======== DATASET CONTENT ========

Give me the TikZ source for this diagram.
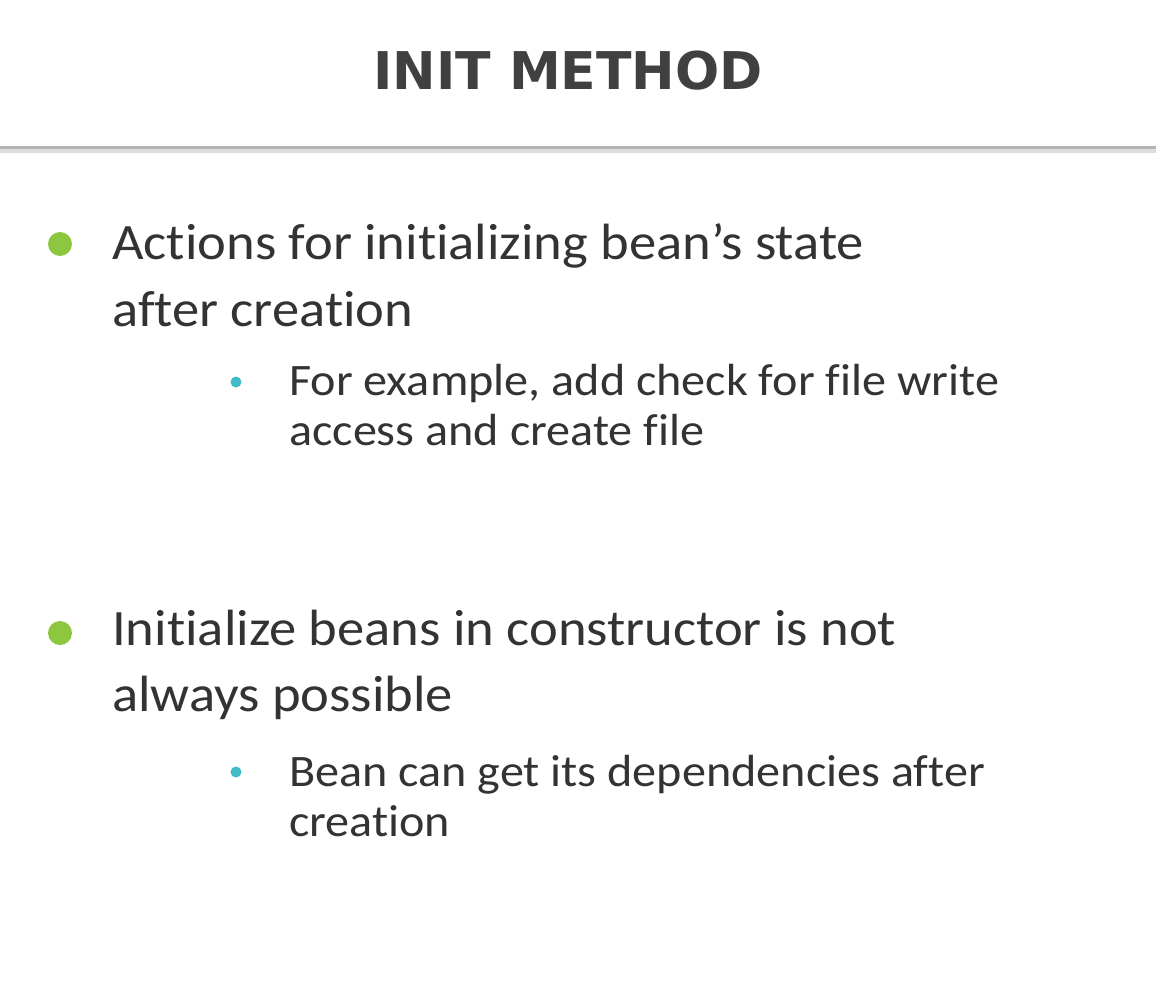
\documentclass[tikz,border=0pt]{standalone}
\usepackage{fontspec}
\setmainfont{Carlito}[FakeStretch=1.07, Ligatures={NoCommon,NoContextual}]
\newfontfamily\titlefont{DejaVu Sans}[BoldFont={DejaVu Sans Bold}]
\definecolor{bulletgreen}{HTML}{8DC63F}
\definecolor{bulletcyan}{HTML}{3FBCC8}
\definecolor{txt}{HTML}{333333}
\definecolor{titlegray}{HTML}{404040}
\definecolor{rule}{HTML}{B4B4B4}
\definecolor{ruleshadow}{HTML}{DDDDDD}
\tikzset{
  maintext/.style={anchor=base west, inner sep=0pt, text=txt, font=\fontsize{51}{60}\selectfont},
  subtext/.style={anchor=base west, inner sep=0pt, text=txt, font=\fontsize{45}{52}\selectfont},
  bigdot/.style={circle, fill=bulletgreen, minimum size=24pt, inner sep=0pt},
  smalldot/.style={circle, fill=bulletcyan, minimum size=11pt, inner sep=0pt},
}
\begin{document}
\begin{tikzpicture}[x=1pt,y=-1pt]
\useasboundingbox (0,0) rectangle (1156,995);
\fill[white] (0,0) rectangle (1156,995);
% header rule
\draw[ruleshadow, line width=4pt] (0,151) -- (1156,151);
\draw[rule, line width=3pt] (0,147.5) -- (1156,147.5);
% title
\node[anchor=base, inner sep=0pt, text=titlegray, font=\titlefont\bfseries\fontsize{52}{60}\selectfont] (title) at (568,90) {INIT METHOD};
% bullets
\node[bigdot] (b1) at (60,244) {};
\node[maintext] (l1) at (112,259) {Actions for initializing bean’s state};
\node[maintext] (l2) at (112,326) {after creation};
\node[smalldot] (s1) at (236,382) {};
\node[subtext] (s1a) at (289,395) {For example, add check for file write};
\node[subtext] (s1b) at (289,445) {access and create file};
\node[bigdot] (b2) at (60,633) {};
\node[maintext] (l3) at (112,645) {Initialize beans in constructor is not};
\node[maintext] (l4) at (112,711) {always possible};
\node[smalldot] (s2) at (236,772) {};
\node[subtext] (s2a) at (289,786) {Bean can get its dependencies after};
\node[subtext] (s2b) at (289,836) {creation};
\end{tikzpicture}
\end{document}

========

> **SET EXERCISE**
Copy the material above exactly and drop the pictures.

> **TASK RESPONSE**
Give me the TikZ source for this diagram.
\documentclass[tikz,border=0pt]{standalone}
\usepackage{fontspec}
\setmainfont{Carlito}[FakeStretch=1.07, Ligatures={NoCommon,NoContextual}]
\newfontfamily\titlefont{DejaVu Sans}[BoldFont={DejaVu Sans Bold}]
\definecolor{bulletgreen}{HTML}{8DC63F}
\definecolor{bulletcyan}{HTML}{3FBCC8}
\definecolor{txt}{HTML}{333333}
\definecolor{titlegray}{HTML}{404040}
\definecolor{rule}{HTML}{B4B4B4}
\definecolor{ruleshadow}{HTML}{DDDDDD}
\tikzset{
  maintext/.style={anchor=base west, inner sep=0pt, text=txt, font=\fontsize{51}{60}\selectfont},
  subtext/.style={anchor=base west, inner sep=0pt, text=txt, font=\fontsize{45}{52}\selectfont},
  bigdot/.style={circle, fill=bulletgreen, minimum size=24pt, inner sep=0pt},
  smalldot/.style={circle, fill=bulletcyan, minimum size=11pt, inner sep=0pt},
}
\begin{document}
\begin{tikzpicture}[x=1pt,y=-1pt]
\useasboundingbox (0,0) rectangle (1156,995);
\fill[white] (0,0) rectangle (1156,995);
% header rule
\draw[ruleshadow, line width=4pt] (0,151) -- (1156,151);
\draw[rule, line width=3pt] (0,147.5) -- (1156,147.5);
% title
\node[anchor=base, inner sep=0pt, text=titlegray, font=\titlefont\bfseries\fontsize{52}{60}\selectfont] (title) at (568,90) {INIT METHOD};
% bullets
\node[bigdot] (b1) at (60,244) {};
\node[maintext] (l1) at (112,259) {Actions for initializing bean’s state};
\node[maintext] (l2) at (112,326) {after creation};
\node[smalldot] (s1) at (236,382) {};
\node[subtext] (s1a) at (289,395) {For example, add check for file write};
\node[subtext] (s1b) at (289,445) {access and create file};
\node[bigdot] (b2) at (60,633) {};
\node[maintext] (l3) at (112,645) {Initialize beans in constructor is not};
\node[maintext] (l4) at (112,711) {always possible};
\node[smalldot] (s2) at (236,772) {};
\node[subtext] (s2a) at (289,786) {Bean can get its dependencies after};
\node[subtext] (s2b) at (289,836) {creation};
\end{tikzpicture}
\end{document}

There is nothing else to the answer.